Return only the lines from the top of the data down to the one that holds "import plotly.graph_objects as go", both included, without any pictures.

— start of MATERIAL PROVIDED —

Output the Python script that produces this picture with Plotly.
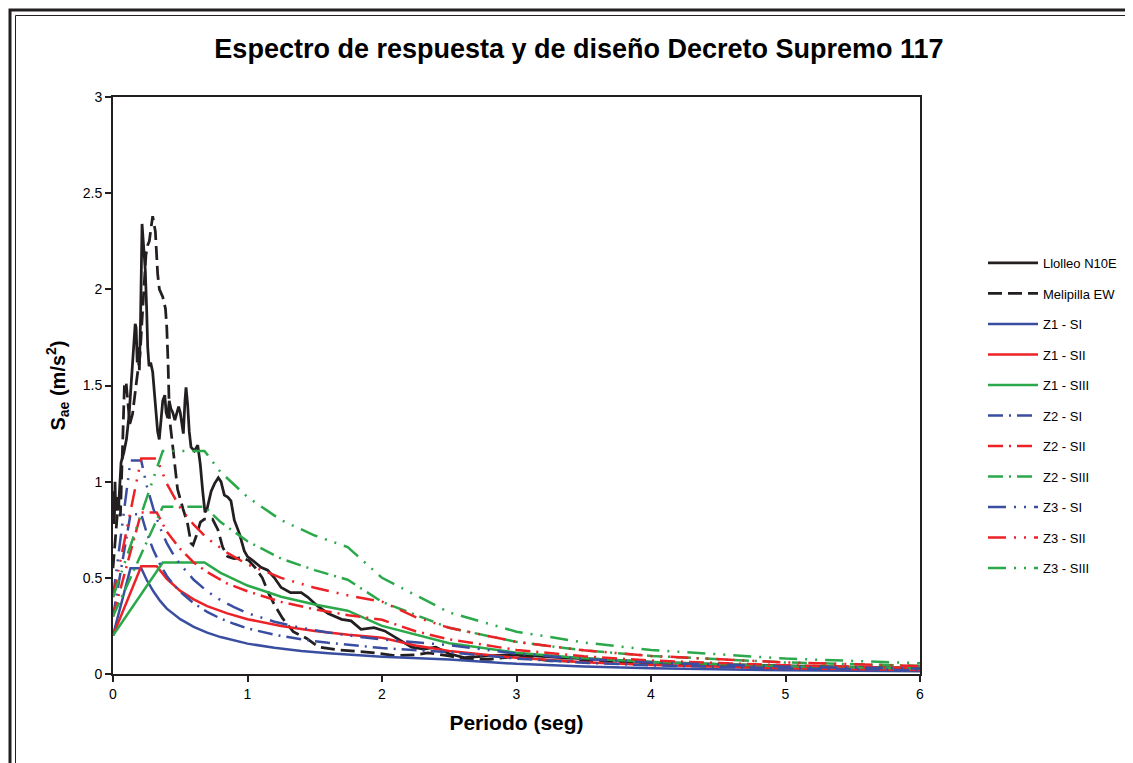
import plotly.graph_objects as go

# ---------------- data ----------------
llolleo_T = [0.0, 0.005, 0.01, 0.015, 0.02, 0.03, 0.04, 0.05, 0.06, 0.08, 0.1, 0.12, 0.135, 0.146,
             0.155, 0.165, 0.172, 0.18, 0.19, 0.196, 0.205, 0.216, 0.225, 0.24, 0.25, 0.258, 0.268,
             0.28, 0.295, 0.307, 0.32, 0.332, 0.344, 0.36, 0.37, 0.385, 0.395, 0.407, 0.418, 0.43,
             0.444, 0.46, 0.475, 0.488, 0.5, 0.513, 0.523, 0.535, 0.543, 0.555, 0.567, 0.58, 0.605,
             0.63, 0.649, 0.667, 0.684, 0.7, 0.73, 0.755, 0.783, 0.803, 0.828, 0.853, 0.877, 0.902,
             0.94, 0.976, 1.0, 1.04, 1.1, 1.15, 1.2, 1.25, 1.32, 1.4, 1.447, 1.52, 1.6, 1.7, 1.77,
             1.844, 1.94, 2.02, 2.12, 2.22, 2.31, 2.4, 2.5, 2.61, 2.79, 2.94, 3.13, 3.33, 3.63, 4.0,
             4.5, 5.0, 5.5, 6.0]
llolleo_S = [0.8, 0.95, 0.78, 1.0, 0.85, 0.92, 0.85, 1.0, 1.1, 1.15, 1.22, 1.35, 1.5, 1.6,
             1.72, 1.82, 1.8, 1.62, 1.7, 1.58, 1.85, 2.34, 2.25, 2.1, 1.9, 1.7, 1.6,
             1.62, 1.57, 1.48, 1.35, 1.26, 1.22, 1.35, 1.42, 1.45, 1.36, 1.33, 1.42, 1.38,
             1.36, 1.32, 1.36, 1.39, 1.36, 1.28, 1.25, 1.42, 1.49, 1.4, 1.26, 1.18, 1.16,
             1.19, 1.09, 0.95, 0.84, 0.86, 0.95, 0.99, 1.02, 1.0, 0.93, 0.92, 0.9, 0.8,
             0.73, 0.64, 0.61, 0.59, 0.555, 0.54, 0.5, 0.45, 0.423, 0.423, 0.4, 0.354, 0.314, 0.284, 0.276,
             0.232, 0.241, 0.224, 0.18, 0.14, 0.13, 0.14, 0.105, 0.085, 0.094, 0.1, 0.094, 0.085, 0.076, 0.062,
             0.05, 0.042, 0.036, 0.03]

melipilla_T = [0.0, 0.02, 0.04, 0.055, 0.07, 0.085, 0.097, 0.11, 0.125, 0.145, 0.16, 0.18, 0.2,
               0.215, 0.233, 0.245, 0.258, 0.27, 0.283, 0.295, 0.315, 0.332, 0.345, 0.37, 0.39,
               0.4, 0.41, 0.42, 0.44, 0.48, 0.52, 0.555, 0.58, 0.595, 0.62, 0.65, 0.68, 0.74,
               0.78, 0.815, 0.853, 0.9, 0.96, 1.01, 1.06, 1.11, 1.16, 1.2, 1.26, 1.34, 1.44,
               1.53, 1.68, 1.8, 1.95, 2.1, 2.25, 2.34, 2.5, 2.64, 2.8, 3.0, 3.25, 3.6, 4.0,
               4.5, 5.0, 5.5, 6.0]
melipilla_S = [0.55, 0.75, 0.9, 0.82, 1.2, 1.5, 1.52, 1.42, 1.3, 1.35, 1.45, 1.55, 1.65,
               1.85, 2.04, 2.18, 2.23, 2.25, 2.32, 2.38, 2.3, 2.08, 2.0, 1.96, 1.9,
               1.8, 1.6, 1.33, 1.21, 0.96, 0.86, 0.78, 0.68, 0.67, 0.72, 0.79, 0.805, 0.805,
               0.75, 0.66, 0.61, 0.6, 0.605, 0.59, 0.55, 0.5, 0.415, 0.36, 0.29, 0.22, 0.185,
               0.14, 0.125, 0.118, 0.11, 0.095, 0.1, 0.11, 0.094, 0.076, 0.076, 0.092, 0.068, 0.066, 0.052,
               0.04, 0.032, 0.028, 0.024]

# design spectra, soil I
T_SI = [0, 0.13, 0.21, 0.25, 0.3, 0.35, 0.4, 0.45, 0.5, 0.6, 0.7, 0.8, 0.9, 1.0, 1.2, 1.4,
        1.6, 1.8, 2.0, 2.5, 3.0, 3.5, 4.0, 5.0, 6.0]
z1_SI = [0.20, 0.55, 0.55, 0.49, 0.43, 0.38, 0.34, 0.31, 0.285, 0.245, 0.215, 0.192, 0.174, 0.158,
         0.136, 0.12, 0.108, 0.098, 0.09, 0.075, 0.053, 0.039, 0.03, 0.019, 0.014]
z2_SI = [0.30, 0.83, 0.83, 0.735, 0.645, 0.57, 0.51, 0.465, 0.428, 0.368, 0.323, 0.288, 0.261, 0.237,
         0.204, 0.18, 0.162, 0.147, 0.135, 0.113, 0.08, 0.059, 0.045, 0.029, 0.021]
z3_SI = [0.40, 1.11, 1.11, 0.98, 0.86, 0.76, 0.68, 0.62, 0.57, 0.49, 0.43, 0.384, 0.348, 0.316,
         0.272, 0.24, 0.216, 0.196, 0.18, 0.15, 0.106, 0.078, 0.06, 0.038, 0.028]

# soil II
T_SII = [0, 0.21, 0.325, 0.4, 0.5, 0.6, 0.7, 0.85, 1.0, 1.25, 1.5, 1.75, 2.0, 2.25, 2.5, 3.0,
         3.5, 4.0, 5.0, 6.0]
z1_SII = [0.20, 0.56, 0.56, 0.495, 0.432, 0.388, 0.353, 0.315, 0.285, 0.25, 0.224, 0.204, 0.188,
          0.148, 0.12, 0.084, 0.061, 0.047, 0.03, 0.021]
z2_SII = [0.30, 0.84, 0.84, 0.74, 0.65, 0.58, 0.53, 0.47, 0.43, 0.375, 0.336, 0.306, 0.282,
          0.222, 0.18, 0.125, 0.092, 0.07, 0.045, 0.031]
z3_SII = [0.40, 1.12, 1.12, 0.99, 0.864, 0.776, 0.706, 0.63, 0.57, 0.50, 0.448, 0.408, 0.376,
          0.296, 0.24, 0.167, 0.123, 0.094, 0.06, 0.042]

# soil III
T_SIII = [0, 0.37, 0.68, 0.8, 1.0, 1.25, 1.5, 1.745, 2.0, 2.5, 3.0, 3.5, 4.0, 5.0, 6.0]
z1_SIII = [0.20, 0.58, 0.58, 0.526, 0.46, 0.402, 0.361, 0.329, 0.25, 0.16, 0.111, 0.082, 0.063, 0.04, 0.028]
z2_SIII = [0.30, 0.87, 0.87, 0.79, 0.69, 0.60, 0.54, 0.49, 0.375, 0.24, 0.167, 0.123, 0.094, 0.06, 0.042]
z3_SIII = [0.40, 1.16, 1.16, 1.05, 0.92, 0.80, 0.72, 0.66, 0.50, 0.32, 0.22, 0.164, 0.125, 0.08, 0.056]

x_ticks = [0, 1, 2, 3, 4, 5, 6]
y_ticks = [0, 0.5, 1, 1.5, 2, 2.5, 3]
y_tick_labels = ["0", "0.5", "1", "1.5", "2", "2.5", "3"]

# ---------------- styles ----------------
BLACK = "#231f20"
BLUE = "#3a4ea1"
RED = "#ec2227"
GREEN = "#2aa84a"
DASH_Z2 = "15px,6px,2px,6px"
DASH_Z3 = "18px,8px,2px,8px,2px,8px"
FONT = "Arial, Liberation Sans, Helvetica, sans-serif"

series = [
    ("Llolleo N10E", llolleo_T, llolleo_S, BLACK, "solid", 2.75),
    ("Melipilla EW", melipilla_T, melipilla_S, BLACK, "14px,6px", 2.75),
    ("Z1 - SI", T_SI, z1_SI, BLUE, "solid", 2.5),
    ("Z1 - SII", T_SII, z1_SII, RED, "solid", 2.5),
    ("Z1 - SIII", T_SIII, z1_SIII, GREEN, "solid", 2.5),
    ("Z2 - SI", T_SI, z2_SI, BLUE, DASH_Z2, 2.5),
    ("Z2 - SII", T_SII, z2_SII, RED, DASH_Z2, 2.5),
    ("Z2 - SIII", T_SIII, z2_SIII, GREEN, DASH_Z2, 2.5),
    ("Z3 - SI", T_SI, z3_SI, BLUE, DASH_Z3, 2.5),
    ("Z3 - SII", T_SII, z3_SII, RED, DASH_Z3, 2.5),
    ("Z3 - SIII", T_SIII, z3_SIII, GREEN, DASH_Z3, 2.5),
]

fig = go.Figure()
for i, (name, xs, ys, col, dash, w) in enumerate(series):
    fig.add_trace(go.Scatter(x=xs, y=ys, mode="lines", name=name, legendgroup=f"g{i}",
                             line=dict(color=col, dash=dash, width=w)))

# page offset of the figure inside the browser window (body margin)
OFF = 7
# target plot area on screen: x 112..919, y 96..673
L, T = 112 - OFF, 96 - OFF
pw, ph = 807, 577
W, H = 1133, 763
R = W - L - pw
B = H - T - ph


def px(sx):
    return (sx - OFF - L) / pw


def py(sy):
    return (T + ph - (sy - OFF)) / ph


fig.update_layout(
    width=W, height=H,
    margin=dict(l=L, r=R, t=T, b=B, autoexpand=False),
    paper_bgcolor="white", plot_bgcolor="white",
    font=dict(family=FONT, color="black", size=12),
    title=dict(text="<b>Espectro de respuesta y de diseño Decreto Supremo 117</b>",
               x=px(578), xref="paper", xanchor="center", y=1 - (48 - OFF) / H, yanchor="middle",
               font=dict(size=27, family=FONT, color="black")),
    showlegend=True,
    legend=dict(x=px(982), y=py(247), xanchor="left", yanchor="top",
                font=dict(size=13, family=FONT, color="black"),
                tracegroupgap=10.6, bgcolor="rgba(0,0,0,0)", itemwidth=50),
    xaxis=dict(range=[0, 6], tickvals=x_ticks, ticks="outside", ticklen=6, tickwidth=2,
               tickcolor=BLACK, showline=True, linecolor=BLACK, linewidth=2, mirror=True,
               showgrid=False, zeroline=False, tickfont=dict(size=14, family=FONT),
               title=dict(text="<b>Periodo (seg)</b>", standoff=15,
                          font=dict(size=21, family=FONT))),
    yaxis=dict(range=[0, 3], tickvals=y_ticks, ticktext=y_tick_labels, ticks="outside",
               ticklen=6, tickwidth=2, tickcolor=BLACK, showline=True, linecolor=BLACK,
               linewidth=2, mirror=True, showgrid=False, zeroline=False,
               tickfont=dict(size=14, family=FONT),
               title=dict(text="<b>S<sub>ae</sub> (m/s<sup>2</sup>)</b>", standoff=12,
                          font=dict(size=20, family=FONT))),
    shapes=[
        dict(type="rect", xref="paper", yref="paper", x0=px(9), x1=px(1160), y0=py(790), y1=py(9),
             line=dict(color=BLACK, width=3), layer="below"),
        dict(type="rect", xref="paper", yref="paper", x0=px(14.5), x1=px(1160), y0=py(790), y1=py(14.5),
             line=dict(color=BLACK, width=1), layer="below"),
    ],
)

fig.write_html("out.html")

— end of MATERIAL PROVIDED —

FINAL RESULT ->
Output the Python script that produces this picture with Plotly.
import plotly.graph_objects as go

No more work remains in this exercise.